WRITTEN EXERCISE –
Reproduce the span that opens at the line containing "Write a LaTeX" and closes at the line containing "minimum height=31pt] (hi)", both lines included, without alteration and without any other line.

— Start DATA TO USE —

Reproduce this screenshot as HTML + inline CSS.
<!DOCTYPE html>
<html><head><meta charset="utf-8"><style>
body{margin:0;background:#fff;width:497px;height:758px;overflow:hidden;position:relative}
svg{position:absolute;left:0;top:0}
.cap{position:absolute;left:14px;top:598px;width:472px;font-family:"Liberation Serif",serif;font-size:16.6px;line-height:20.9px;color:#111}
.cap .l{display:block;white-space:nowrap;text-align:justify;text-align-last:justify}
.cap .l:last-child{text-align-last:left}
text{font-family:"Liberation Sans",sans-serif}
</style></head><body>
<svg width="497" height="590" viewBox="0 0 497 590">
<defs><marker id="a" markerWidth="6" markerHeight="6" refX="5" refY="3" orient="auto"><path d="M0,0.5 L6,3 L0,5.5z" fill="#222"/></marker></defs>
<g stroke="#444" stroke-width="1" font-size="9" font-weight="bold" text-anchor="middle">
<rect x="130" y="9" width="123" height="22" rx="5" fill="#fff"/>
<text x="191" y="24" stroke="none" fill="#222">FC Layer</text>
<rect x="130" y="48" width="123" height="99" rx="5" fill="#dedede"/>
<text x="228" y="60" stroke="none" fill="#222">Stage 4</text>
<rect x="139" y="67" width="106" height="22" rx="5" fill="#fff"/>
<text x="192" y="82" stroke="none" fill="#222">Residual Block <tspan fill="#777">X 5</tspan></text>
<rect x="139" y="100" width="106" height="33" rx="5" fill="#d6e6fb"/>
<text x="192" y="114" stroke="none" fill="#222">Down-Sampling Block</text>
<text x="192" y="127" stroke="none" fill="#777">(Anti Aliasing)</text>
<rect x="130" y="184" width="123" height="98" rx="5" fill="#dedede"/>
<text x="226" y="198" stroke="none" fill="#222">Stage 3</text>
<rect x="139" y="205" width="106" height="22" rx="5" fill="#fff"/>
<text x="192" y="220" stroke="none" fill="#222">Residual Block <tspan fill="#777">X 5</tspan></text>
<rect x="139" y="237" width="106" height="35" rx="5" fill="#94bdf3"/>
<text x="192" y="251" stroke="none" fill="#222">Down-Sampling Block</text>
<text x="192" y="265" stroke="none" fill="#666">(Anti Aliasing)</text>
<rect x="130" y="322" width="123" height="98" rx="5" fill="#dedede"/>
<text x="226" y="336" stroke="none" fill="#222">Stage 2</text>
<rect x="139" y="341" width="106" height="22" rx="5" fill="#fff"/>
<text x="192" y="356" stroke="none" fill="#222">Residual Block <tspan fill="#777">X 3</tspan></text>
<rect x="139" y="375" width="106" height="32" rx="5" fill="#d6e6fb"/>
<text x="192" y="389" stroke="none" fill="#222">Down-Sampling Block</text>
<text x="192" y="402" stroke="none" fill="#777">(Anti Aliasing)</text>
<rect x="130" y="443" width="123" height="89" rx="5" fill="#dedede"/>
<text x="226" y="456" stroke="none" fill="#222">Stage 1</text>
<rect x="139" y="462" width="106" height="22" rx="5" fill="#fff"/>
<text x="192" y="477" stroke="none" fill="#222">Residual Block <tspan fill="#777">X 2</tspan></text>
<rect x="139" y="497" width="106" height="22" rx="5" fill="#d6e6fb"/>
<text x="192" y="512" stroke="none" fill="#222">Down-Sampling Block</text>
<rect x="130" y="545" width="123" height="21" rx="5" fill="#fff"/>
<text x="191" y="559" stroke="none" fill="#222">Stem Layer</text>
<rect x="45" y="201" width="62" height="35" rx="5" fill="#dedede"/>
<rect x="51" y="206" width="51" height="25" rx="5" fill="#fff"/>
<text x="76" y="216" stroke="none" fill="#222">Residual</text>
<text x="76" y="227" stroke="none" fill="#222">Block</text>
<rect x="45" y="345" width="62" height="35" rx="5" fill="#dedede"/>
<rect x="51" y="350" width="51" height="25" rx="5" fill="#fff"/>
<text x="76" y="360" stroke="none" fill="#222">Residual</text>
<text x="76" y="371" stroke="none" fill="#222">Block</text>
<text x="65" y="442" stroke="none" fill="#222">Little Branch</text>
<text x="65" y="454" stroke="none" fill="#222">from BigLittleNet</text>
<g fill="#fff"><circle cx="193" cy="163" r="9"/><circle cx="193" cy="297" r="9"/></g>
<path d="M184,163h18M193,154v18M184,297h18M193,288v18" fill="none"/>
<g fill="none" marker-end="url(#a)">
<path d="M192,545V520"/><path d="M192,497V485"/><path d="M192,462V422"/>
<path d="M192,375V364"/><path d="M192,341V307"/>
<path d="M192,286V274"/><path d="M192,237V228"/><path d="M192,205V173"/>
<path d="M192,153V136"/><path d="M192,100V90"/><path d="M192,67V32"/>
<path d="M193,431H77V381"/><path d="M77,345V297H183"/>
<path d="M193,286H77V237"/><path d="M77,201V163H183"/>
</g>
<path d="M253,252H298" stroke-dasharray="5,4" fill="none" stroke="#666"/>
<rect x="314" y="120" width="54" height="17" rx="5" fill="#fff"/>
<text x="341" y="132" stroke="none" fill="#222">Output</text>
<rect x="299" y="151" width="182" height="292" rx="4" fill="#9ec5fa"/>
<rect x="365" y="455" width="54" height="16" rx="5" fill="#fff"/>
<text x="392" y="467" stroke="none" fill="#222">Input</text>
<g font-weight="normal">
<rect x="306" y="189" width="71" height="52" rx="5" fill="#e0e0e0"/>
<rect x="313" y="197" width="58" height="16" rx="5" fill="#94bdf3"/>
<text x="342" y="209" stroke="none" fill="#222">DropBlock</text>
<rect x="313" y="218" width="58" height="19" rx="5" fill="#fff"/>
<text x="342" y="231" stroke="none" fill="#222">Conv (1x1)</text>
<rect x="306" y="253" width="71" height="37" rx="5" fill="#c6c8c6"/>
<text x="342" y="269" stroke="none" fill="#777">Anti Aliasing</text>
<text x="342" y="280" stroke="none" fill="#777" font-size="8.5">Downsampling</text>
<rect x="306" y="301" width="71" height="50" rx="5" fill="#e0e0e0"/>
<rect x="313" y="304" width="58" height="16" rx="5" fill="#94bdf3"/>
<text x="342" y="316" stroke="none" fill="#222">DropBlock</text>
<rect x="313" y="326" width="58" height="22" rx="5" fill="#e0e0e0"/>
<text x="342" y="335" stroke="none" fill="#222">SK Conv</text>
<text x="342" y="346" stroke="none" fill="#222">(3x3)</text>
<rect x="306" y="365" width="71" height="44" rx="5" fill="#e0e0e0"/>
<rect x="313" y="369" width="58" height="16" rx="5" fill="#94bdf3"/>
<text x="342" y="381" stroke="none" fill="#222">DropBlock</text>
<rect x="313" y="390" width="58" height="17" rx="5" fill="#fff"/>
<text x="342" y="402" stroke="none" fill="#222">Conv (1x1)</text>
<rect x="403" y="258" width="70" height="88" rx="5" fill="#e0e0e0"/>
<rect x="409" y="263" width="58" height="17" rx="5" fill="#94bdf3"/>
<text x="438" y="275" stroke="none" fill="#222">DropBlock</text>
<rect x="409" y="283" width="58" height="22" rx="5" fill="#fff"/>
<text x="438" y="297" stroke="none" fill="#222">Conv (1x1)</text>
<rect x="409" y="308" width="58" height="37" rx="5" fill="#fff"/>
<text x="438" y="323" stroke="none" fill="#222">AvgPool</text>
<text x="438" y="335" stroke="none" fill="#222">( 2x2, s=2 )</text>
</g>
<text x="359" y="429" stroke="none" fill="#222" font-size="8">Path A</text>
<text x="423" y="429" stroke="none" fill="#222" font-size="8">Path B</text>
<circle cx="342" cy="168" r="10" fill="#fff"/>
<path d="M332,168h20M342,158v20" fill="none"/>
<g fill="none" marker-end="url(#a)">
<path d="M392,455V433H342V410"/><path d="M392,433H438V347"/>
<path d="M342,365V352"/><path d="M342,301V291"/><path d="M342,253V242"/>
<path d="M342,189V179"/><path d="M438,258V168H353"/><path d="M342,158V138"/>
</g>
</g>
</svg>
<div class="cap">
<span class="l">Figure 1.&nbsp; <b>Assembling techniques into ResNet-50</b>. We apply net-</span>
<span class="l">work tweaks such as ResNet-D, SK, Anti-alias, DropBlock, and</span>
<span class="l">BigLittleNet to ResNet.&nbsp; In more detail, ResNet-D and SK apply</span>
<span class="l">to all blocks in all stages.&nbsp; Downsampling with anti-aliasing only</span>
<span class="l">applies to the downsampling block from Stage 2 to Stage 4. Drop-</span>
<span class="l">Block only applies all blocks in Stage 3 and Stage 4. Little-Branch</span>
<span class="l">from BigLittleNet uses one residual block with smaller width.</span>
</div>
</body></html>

— End DATA TO USE —
— Start DATA TO USE —

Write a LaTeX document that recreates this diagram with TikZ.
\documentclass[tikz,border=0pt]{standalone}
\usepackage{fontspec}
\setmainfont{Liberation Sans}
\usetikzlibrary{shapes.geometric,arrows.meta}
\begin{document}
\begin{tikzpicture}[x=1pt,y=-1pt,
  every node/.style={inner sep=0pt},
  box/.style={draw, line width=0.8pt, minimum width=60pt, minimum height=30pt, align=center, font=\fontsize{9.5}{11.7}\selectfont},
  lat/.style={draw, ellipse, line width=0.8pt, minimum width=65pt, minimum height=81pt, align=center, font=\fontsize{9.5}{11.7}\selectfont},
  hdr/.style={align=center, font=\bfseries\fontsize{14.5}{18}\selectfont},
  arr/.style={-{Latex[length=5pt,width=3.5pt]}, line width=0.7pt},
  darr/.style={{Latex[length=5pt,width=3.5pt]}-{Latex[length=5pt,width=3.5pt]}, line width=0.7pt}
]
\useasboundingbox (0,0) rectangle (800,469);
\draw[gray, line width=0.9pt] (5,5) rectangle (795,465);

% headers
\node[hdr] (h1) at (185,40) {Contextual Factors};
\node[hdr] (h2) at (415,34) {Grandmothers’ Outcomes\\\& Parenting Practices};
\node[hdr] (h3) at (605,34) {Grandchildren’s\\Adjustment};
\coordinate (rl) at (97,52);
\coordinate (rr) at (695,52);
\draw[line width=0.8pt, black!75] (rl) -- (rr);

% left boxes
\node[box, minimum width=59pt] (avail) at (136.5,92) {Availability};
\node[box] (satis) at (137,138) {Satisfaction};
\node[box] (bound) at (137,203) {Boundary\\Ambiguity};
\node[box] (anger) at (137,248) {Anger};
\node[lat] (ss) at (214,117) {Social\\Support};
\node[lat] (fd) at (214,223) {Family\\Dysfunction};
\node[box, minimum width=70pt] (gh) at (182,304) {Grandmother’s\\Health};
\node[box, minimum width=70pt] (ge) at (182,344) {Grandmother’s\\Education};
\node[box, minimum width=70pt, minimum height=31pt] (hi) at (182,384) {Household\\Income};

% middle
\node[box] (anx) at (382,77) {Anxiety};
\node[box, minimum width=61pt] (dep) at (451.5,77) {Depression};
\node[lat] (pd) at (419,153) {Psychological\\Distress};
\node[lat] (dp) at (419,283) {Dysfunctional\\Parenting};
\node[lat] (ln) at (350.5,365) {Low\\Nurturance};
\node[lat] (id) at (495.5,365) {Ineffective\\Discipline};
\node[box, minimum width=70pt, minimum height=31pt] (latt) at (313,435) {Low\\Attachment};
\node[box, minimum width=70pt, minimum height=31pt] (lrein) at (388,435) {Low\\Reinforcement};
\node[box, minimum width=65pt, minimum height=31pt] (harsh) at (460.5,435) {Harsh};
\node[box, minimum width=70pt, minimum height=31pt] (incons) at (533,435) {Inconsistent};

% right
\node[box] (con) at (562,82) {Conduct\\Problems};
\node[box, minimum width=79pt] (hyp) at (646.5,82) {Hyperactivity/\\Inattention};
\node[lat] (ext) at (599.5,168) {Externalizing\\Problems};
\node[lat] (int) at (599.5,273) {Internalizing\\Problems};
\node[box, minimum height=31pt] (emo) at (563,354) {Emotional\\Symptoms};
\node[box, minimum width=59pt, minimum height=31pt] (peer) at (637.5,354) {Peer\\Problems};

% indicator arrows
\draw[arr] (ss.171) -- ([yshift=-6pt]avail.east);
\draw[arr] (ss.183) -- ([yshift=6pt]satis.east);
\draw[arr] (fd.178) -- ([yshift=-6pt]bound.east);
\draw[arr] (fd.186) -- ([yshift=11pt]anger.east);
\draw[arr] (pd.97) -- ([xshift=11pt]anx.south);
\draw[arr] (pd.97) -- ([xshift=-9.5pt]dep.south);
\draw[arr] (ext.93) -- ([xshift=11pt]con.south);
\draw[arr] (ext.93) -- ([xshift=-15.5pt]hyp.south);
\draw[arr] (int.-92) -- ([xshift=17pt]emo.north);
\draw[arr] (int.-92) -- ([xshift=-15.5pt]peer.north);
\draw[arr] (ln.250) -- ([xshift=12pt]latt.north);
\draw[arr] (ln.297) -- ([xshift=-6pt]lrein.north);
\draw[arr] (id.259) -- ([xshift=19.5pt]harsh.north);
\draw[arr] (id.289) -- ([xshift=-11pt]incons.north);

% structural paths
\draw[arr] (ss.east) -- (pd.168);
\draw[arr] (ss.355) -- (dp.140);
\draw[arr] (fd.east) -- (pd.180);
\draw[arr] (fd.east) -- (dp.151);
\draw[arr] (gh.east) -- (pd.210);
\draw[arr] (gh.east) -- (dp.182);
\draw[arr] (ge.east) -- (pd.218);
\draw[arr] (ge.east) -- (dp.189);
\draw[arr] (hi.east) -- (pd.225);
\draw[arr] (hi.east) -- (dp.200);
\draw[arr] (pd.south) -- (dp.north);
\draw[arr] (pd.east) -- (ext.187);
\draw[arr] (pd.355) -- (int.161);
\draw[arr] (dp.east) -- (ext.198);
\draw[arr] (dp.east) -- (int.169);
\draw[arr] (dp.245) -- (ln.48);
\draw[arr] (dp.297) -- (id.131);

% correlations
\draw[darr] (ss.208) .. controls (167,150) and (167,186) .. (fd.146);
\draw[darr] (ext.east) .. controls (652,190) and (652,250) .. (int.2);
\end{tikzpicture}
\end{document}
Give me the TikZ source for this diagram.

— End DATA TO USE —

RESPONSE FOR THIS EXERCISE –
Write a LaTeX document that recreates this diagram with TikZ.
\documentclass[tikz,border=0pt]{standalone}
\usepackage{fontspec}
\setmainfont{Liberation Sans}
\usetikzlibrary{shapes.geometric,arrows.meta}
\begin{document}
\begin{tikzpicture}[x=1pt,y=-1pt,
  every node/.style={inner sep=0pt},
  box/.style={draw, line width=0.8pt, minimum width=60pt, minimum height=30pt, align=center, font=\fontsize{9.5}{11.7}\selectfont},
  lat/.style={draw, ellipse, line width=0.8pt, minimum width=65pt, minimum height=81pt, align=center, font=\fontsize{9.5}{11.7}\selectfont},
  hdr/.style={align=center, font=\bfseries\fontsize{14.5}{18}\selectfont},
  arr/.style={-{Latex[length=5pt,width=3.5pt]}, line width=0.7pt},
  darr/.style={{Latex[length=5pt,width=3.5pt]}-{Latex[length=5pt,width=3.5pt]}, line width=0.7pt}
]
\useasboundingbox (0,0) rectangle (800,469);
\draw[gray, line width=0.9pt] (5,5) rectangle (795,465);

% headers
\node[hdr] (h1) at (185,40) {Contextual Factors};
\node[hdr] (h2) at (415,34) {Grandmothers’ Outcomes\\\& Parenting Practices};
\node[hdr] (h3) at (605,34) {Grandchildren’s\\Adjustment};
\coordinate (rl) at (97,52);
\coordinate (rr) at (695,52);
\draw[line width=0.8pt, black!75] (rl) -- (rr);

% left boxes
\node[box, minimum width=59pt] (avail) at (136.5,92) {Availability};
\node[box] (satis) at (137,138) {Satisfaction};
\node[box] (bound) at (137,203) {Boundary\\Ambiguity};
\node[box] (anger) at (137,248) {Anger};
\node[lat] (ss) at (214,117) {Social\\Support};
\node[lat] (fd) at (214,223) {Family\\Dysfunction};
\node[box, minimum width=70pt] (gh) at (182,304) {Grandmother’s\\Health};
\node[box, minimum width=70pt] (ge) at (182,344) {Grandmother’s\\Education};
\node[box, minimum width=70pt, minimum height=31pt] (hi) at (182,384) {Household\\Income};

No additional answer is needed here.